Pienso en el Abasto. En el Museo de los niños con sus pequeños bancos y supermercados, su McDonald’s miniatura y el gigante inodoro. Sacar plata, comprar golosinas, gastar todos nuestros ahorros en comida chatarra y terminar adentro del inodoro gigante, peleando por ser la mierda más grande. ¿Había metáfora? ¿Y ahora, veinte años después, en esta recreación primermundista lego style, hay metáfora?

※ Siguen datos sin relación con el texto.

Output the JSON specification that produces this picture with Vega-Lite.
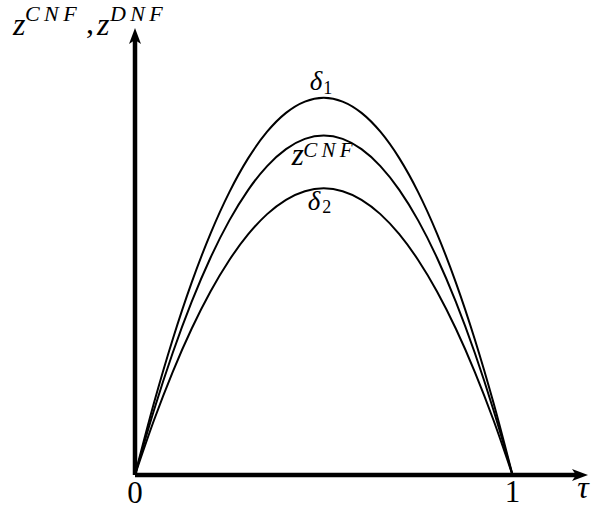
{
  "$schema": "https://vega.github.io/schema/vega-lite/v6.json",
  "width": 453,
  "height": 447,
  "autosize": {"type": "none"},
  "padding": {"left": 135, "top": 28, "right": 9, "bottom": 36},
  "background": "white",
  "config": {
    "view": {"stroke": null},
    "text": {"font": "'Liberation Serif', 'DejaVu Serif', serif", "color": "black"}
  },
  "datasets": {
    "curves": [
      {"tau": 0.0, "d1": 0.0, "z": 0.0, "d2": 0.0},
      {"tau": 0.05, "d1": 0.19, "z": 0.171, "d2": 0.1444},
      {"tau": 0.1, "d1": 0.36, "z": 0.324, "d2": 0.2736},
      {"tau": 0.15, "d1": 0.51, "z": 0.459, "d2": 0.3876},
      {"tau": 0.2, "d1": 0.64, "z": 0.576, "d2": 0.4864},
      {"tau": 0.25, "d1": 0.75, "z": 0.675, "d2": 0.57},
      {"tau": 0.3, "d1": 0.84, "z": 0.756, "d2": 0.6384},
      {"tau": 0.35, "d1": 0.91, "z": 0.819, "d2": 0.6916},
      {"tau": 0.4, "d1": 0.96, "z": 0.864, "d2": 0.7296},
      {"tau": 0.45, "d1": 0.99, "z": 0.891, "d2": 0.7524},
      {"tau": 0.5, "d1": 1.0, "z": 0.9, "d2": 0.76},
      {"tau": 0.55, "d1": 0.99, "z": 0.891, "d2": 0.7524},
      {"tau": 0.6, "d1": 0.96, "z": 0.864, "d2": 0.7296},
      {"tau": 0.65, "d1": 0.91, "z": 0.819, "d2": 0.6916},
      {"tau": 0.7, "d1": 0.84, "z": 0.756, "d2": 0.6384},
      {"tau": 0.75, "d1": 0.75, "z": 0.675, "d2": 0.57},
      {"tau": 0.8, "d1": 0.64, "z": 0.576, "d2": 0.4864},
      {"tau": 0.85, "d1": 0.51, "z": 0.459, "d2": 0.3876},
      {"tau": 0.9, "d1": 0.36, "z": 0.324, "d2": 0.2736},
      {"tau": 0.95, "d1": 0.19, "z": 0.171, "d2": 0.1444},
      {"tau": 1.0, "d1": 0.0, "z": 0.0, "d2": 0.0}
    ],
    "guides": [
      {"name": "xaxis", "tau": 0, "v": 0, "tau2": 1.175},
      {"name": "yaxis", "tau": 0, "v": 0, "v2": 1.16},
      {"name": "origin", "tau": 0, "v": 0},
      {"name": "one", "tau": 1, "v": 0},
      {"name": "xtip", "tau": 1.2, "v": 0},
      {"name": "ytip", "tau": 0, "v": 1.185}
    ]
  },
  "encoding": {
    "x": {"field": "tau", "type": "quantitative", "scale": {"domain": [0, 1.2], "nice": false, "zero": false}, "axis": null},
    "y": {"field": "v", "type": "quantitative", "scale": {"domain": [0, 1.185], "nice": false, "zero": false}, "axis": null}
  },
  "layer": [
    {
      "data": {"name": "curves"},
      "transform": [{"fold": ["d1", "z", "d2"], "as": ["series", "v"]}],
      "mark": {"type": "line", "interpolate": "monotone", "strokeWidth": 2, "color": "black"},
      "encoding": {"detail": {"field": "series"}}
    },
    {
      "data": {"name": "guides"},
      "transform": [{"filter": "datum.name === 'xaxis'"}],
      "mark": {"type": "rule", "strokeWidth": 4.5, "color": "black"},
      "encoding": {"x2": {"field": "tau2"}}
    },
    {
      "data": {"name": "guides"},
      "transform": [{"filter": "datum.name === 'yaxis'"}],
      "mark": {"type": "rule", "strokeWidth": 4.5, "color": "black"},
      "encoding": {"y2": {"field": "v2"}}
    },
    {
      "data": {"name": "guides"},
      "transform": [{"filter": "datum.name === 'xtip'"}],
      "mark": {"type": "point", "filled": true, "opacity": 1, "color": "black", "size": 256, "strokeWidth": 0,
               "shape": "M0,0 L-2,-0.75 L-1.5,0 L-2,0.75 Z"}
    },
    {
      "data": {"name": "guides"},
      "transform": [{"filter": "datum.name === 'ytip'"}],
      "mark": {"type": "point", "filled": true, "opacity": 1, "color": "black", "size": 256, "strokeWidth": 0,
               "shape": "M0,0 L-0.75,2 L0,1.5 L0.75,2 Z"}
    },
    {
      "data": {"name": "guides"},
      "transform": [{"filter": "datum.name === 'origin'"}],
      "mark": {"type": "text", "text": "0", "fontSize": 31, "align": "center", "baseline": "alphabetic", "dy": 28}
    },
    {
      "data": {"name": "guides"},
      "transform": [{"filter": "datum.name === 'one'"}],
      "mark": {"type": "text", "text": "1", "fontSize": 31, "align": "center", "baseline": "alphabetic", "dy": 27}
    },
    {
      "data": {"name": "guides"},
      "transform": [{"filter": "datum.name === 'xtip'"}],
      "mark": {"type": "text", "text": "τ", "fontSize": 32, "fontStyle": "italic", "align": "center", "baseline": "alphabetic", "dx": -5, "dy": 23}
    },
    {
      "data": {"name": "guides"},
      "transform": [{"filter": "datum.name === 'ytip'"}],
      "mark": {"type": "text", "text": "z", "fontSize": 32, "fontStyle": "italic", "align": "left", "baseline": "alphabetic", "dx": -122, "dy": 7}
    },
    {
      "data": {"name": "guides"},
      "transform": [{"filter": "datum.name === 'ytip'"}],
      "mark": {"type": "text", "text": "C\u2009N\u2009F", "fontSize": 22, "fontStyle": "italic", "align": "left", "baseline": "alphabetic", "dx": -110, "dy": -7}
    },
    {
      "data": {"name": "guides"},
      "transform": [{"filter": "datum.name === 'ytip'"}],
      "mark": {"type": "text", "text": ",", "fontSize": 32, "align": "left", "baseline": "alphabetic", "dx": -49, "dy": 5}
    },
    {
      "data": {"name": "guides"},
      "transform": [{"filter": "datum.name === 'ytip'"}],
      "mark": {"type": "text", "text": "z", "fontSize": 32, "fontStyle": "italic", "align": "left", "baseline": "alphabetic", "dx": -38, "dy": 7}
    },
    {
      "data": {"name": "guides"},
      "transform": [{"filter": "datum.name === 'ytip'"}],
      "mark": {"type": "text", "text": "D\u2009N\u2009F", "fontSize": 22, "fontStyle": "italic", "align": "left", "baseline": "alphabetic", "dx": -25, "dy": -7}
    },
    {
      "data": {"name": "curves"},
      "transform": [{"fold": ["d1", "z", "d2"], "as": ["series", "v"]}, {"filter": "datum.series === 'd1' && datum.tau === 0.5"}],
      "mark": {"type": "text", "text": "δ", "fontSize": 27, "fontStyle": "italic", "align": "left", "baseline": "alphabetic", "dx": -14, "dy": -8}
    },
    {
      "data": {"name": "curves"},
      "transform": [{"fold": ["d1", "z", "d2"], "as": ["series", "v"]}, {"filter": "datum.series === 'd1' && datum.tau === 0.5"}],
      "mark": {"type": "text", "text": "1", "fontSize": 18, "align": "left", "baseline": "alphabetic", "dx": -0.5, "dy": -4}
    },
    {
      "data": {"name": "curves"},
      "transform": [{"fold": ["d1", "z", "d2"], "as": ["series", "v"]}, {"filter": "datum.series === 'z' && datum.tau === 0.5"}],
      "mark": {"type": "text", "text": "z", "fontSize": 31, "fontStyle": "italic", "align": "left", "baseline": "alphabetic", "dx": -32, "dy": 29}
    },
    {
      "data": {"name": "curves"},
      "transform": [{"fold": ["d1", "z", "d2"], "as": ["series", "v"]}, {"filter": "datum.series === 'z' && datum.tau === 0.5"}],
      "mark": {"type": "text", "text": "C\u2009N\u2009F", "fontSize": 21, "fontStyle": "italic", "align": "left", "baseline": "alphabetic", "dx": -20.5, "dy": 21}
    },
    {
      "data": {"name": "curves"},
      "transform": [{"fold": ["d1", "z", "d2"], "as": ["series", "v"]}, {"filter": "datum.series === 'd2' && datum.tau === 0.5"}],
      "mark": {"type": "text", "text": "δ", "fontSize": 27, "fontStyle": "italic", "align": "left", "baseline": "alphabetic", "dx": -16, "dy": 22}
    },
    {
      "data": {"name": "curves"},
      "transform": [{"fold": ["d1", "z", "d2"], "as": ["series", "v"]}, {"filter": "datum.series === 'd2' && datum.tau === 0.5"}],
      "mark": {"type": "text", "text": "2", "fontSize": 18, "align": "left", "baseline": "alphabetic", "dx": -1.5, "dy": 25}
    }
  ]
}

A la propuesta no le falta el distintivo soporte tecnológico que la termina de rankear entre las obras más innovadoras de la era. Un integrante del grupo de espectadores asignado previamente sostiene una tablet en su mano y obedece el recorrido paralelo que esta le propone con el fin de recrear los movimientos que ejecutan los personajes proyectados. Dispositivo distópico despótico. Voces en off narran las virtudes de la aplicación Uber, suplican que no abandonemos las ciudades y explican los beneficios de la concentración. El recorrido finaliza cuando llegamos a un espacio vidriado desde el cual podemos espiar, simultáneamente, todos los espacios antes recorridos.

Un nuevo grupo comienza su travesía y no tenemos más opción que mirarles sin que elles sepan que están siendo observades. Preferiría no hacerlo. Pero aquí estoy, espía obligada, en la etapa final de esta artistic escape room. Me queman los ojos. Me arde la cabeza. La reproducción asfixiante de la vida en las ciudades contemporáneas todavía podía guardar el derecho a la metáfora. Pero el panóptico nunca es metáfora. 

Salgo. Me siento en el borde de una fuente en la plaza. A mi lado, una gaviota picotea el cuerpo desgarrado de una paloma. El gran pico la rescata del hundimiento solo para poder tragarla.  De a bocados. Mastica y deja caer. Ocho veces. Mastica y deja caer.  Mastica y deja caer. Cuando el pájaro blanco sacia el hambre,  abre sus alas grises y vuela en dirección al mar. Me aproximo. Un manto de plumas sueltas recubre el agua roja. Saco un foto con los párpados. Leo aquel mensaje: q lindo volvr a marchr.  Q tl la obr?  Mando la foto. Sonrío, mi madre lo hizo de nuevo, lindo es lo único que no abrevia.